Another promising aspect of the amended law is the introduction of a "Zero FIR" provision, which mandates that all police stations must accept rape complaints regardless of jurisdiction. Victims have frequently reported being turned away by police on the grounds that the crime occurred outside the station's area. This issue is particularly prevalent in cases with significant implications, possibly due to a desire to avoid media attention or the pressure of a swift investigation. This jurisdictional rigidity has been a major impediment to timely justice, especially for victims who experience sexual assault while travelling. The new provision would remove this barrier, potentially saving crucial time and preserving vital evidence. India, which implemented a similar Zero FIR provision last year, has seen it lauded for enabling quicker police intervention.

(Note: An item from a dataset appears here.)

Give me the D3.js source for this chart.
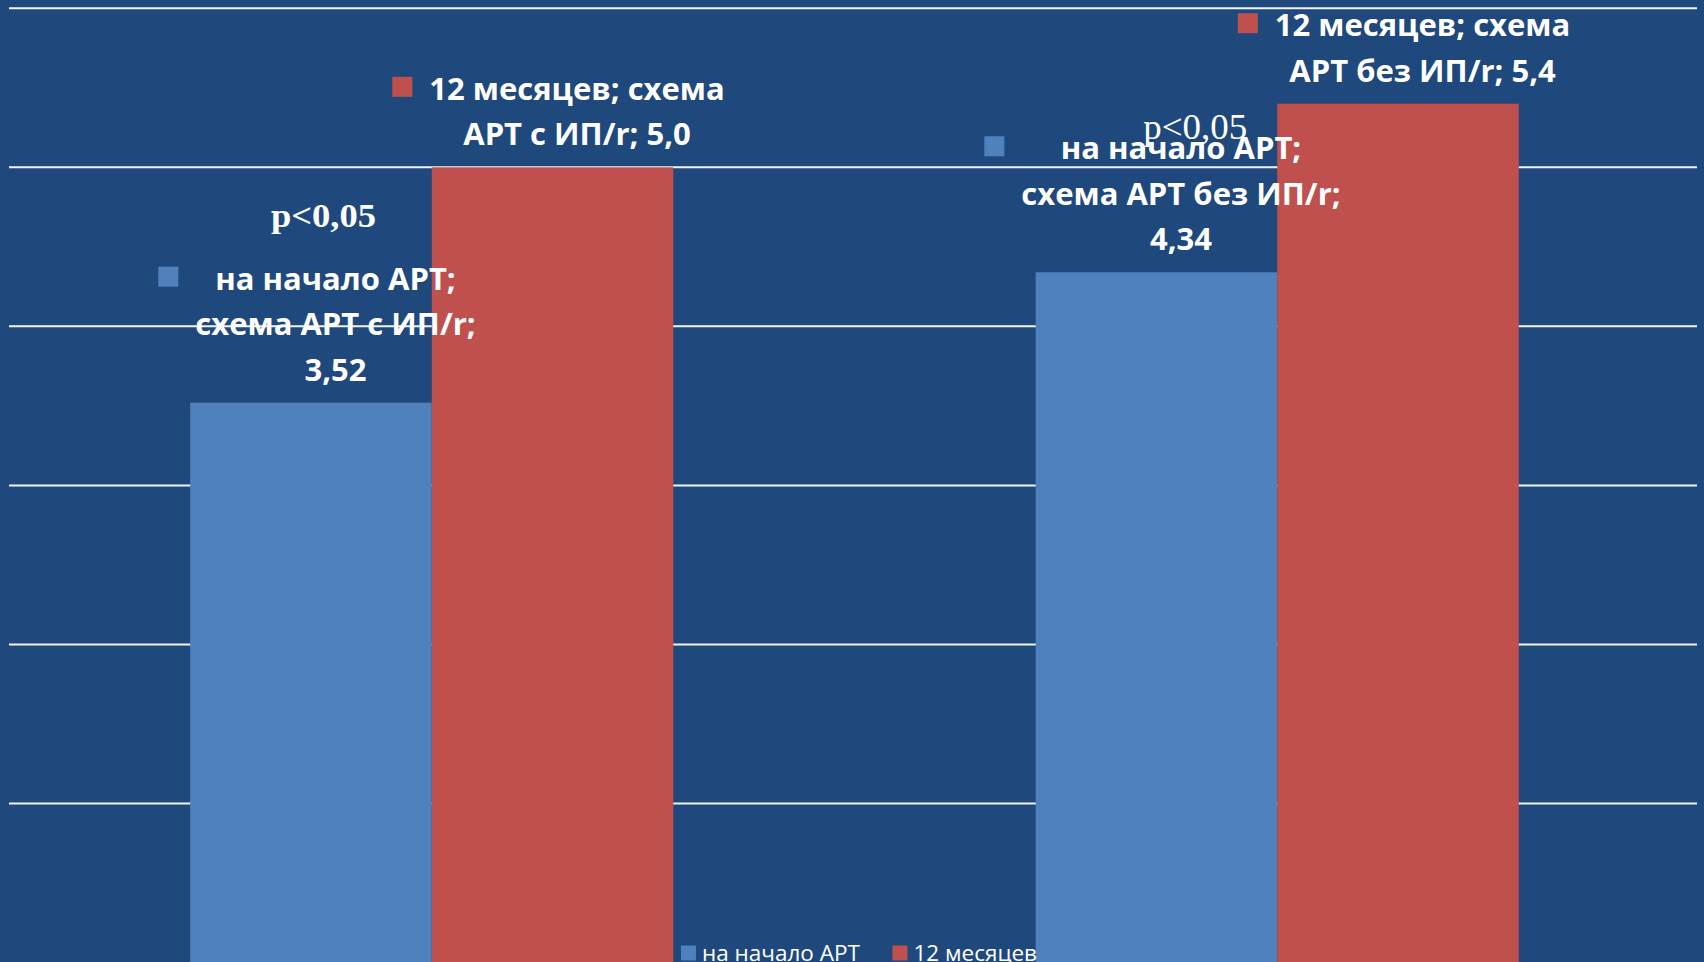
<!DOCTYPE html>
<html>
<head>
<meta charset="utf-8">
<script src="https://cdn.jsdelivr.net/npm/d3@7"></script>
<style>
  html, body { margin: 0; padding: 0; background: #1F497D; overflow: hidden; }
  svg { display: block; }
</style>
</head>
<body>
<svg id="chart" width="1704" height="962"></svg>
<script>
// Categories (treatment schemes) and series (time points)
const categories = ["схема АРТ с ИП/r", "схема АРТ без ИП/r"];
const seriesNames = ["на начало АРТ", "12 месяцев"];
const seriesColors = ["#4F81BD", "#C0504D"];
// Values per series, one per category
const startValues = [3.52, 4.34];
const month12Values = [5.0, 5.4];
const seriesDecimals = [2, 1];
// Gridline ticks
const gridTicks = [1, 2, 3, 4, 5, 6];
// Significance notes over each category
const significance = ["p<0,05", "p<0,05"];

const W = 1704, H = 962;
const svg = d3.select("#chart");

svg.append("rect").attr("width", W).attr("height", H).attr("fill", "#1F497D");

const y = d3.scaleLinear().domain([0, 6]).range([962.5, 8.3]);
const x0 = d3.scaleBand().domain(categories).range([9, 1700]).paddingInner(0).paddingOuter(0);
const x1 = d3.scaleBand().domain(seriesNames).range([0, x0.bandwidth()]).paddingInner(0).paddingOuter(0.75);

// Horizontal gridlines
svg.append("g")
  .selectAll("line")
  .data(gridTicks)
  .join("line")
  .attr("x1", 9)
  .attr("x2", 1697)
  .attr("y1", d => y(d))
  .attr("y2", d => y(d))
  .attr("stroke", "#f2f4f7")
  .attr("stroke-width", 2);

const seriesValues = [startValues, month12Values];
const bars = [];
seriesNames.forEach((s, si) => {
  categories.forEach((c, ci) => {
    bars.push({ series: s, si, category: c, ci, value: seriesValues[si][ci] });
  });
});

// Bars
svg.append("g")
  .selectAll("rect")
  .data(bars)
  .join("rect")
  .attr("x", d => x0(d.category) + x1(d.series))
  .attr("y", d => y(d.value))
  .attr("width", x1.bandwidth())
  .attr("height", d => y(0) - y(d.value))
  .attr("fill", d => seriesColors[d.si]);

const fmt = (v, dec) => v.toFixed(dec).replace(".", ",");

// Significance notes (drawn beneath the data labels)
const noteLayout = [
  { dx: 0.372, value: 4.626, weight: 700, size: 33, len: 105 },
  { dx: 0.403, value: 5.18, weight: 400, size: 36, len: 104 }
];
svg.append("g")
  .selectAll("text")
  .data(categories)
  .join("text")
  .attr("x", (c, i) => x0(c) + noteLayout[i].dx * x0.bandwidth())
  .attr("y", (c, i) => y(noteLayout[i].value))
  .attr("text-anchor", "middle")
  .attr("font-family", "'Liberation Serif', 'Times New Roman', serif")
  .attr("font-weight", (c, i) => noteLayout[i].weight)
  .attr("font-size", (c, i) => noteLayout[i].size)
  .attr("textLength", (c, i) => noteLayout[i].len)
  .attr("lengthAdjust", "spacingAndGlyphs")
  .attr("fill", "#ffffff")
  .text((c, i) => significance[i]);

// Data labels: legend key + "series; category; value", word-wrapped
const labelFont = 31, lineGap = 45.5, keySize = 20, keyGap = 17;
const labelG = svg.append("g");
const measure = svg.append("text")
  .attr("font-family", "'Open Sans', sans-serif")
  .attr("font-weight", 700)
  .attr("font-size", labelFont)
  .attr("visibility", "hidden");
const textWidth = t => { measure.text(t); return measure.node().getComputedTextLength(); };
const maxLineWidth = 345;

function wrap(str) {
  const words = str.split(" ");
  const lines = [];
  let cur = "";
  words.forEach(w => {
    const test = cur ? cur + " " + w : w;
    if (cur && textWidth(test) > maxLineWidth) { lines.push(cur); cur = w; }
    else cur = test;
  });
  if (cur) lines.push(cur);
  return lines;
}

bars.forEach(d => {
  const lines = wrap(`${d.series}; ${d.category}; ${fmt(d.value, seriesDecimals[d.si])}`);
  const widest = d3.max(lines, textWidth);
  const cx = x0(d.category) + x1(d.series) + x1.bandwidth() / 2 + 6;
  const blockW = keySize + keyGap + widest;
  const left = cx - blockW / 2;
  const textCx = left + keySize + keyGap + widest / 2;
  const lastBase = y(d.value) - 22;
  const firstBase = lastBase - (lines.length - 1) * lineGap;
  labelG.append("rect")
    .attr("x", left)
    .attr("y", firstBase - 3 - keySize)
    .attr("width", keySize)
    .attr("height", keySize)
    .attr("fill", seriesColors[d.si]);
  const t = labelG.append("text")
    .attr("font-family", "'Open Sans', sans-serif")
    .attr("font-weight", 700)
    .attr("font-size", labelFont)
    .attr("fill", "#ffffff")
    .attr("text-anchor", "middle");
  lines.forEach((ln, i) => {
    t.append("tspan").attr("x", textCx).attr("y", firstBase + i * lineGap).text(ln);
  });
});
measure.remove();

// Legend along the bottom edge
const legend = svg.append("g");
const legendFont = 22.5;
const items = legend.selectAll("g").data(seriesNames).join("g");
items.append("rect")
  .attr("width", 15).attr("height", 15)
  .attr("y", 945.5)
  .attr("fill", (d, i) => seriesColors[i]);
items.append("text")
  .attr("x", 21)
  .attr("y", 961)
  .attr("font-family", "'Open Sans', sans-serif")
  .attr("font-size", legendFont)
  .attr("fill", "#ffffff")
  .text(d => d);
let offs = [], acc = 0;
items.each(function () {
  offs.push(acc);
  acc += this.getBBox().width + 32;
});
const totalW = acc - 32;
const startX = 859 - totalW / 2;
items.attr("transform", (d, i) => `translate(${startX + offs[i]},0)`);
</script>
</body>
</html>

However, one aspect of the amended ordinance has become a notable point of contention and is already being challenged in court through a writ petition. It is the provision that allows for prosecution of individuals for engaging in sexual intercourse under a false promise of marriage, an action that, if aimed at obtaining other valuables, would likely to be classified as fraud. Treating this as an offence under the act blurs the lines between criminal deception and sexual violence, and also creates a risk of misuse. Even under Sharia law, consensual intercourse between adults is typically regarded as fornication, for which both parties are held accountable. Framing it solely as a crime by the male participant, as the amendment does, is oversimplifying a complex issue.
Pervasive sexual violence in Bangladesh is tragically enabled by the silence of many victims, which often allows perpetrators to escape punishment. Sexual predators continue to exploit opportunities in homes, educational institutions, workplaces and public areas. Past successes such as drastic reduction in acid attacks following targeted legal and administrative reforms demonstrate that change is possible with governmental commitment. However, legislative amendments alone are insufficient. The government must prioritise making it safe and easy for all victims, especially children, to report these offences. A dedicated helpline, widely promoted through social and online platforms, is an essential step in that direction. As long as reporting sexual offences remains cumbersome and intimidating, only the most resilient and resourceful individuals will likely to come forward, leaving countless others deterred by the daunting prospect of engaging with the police.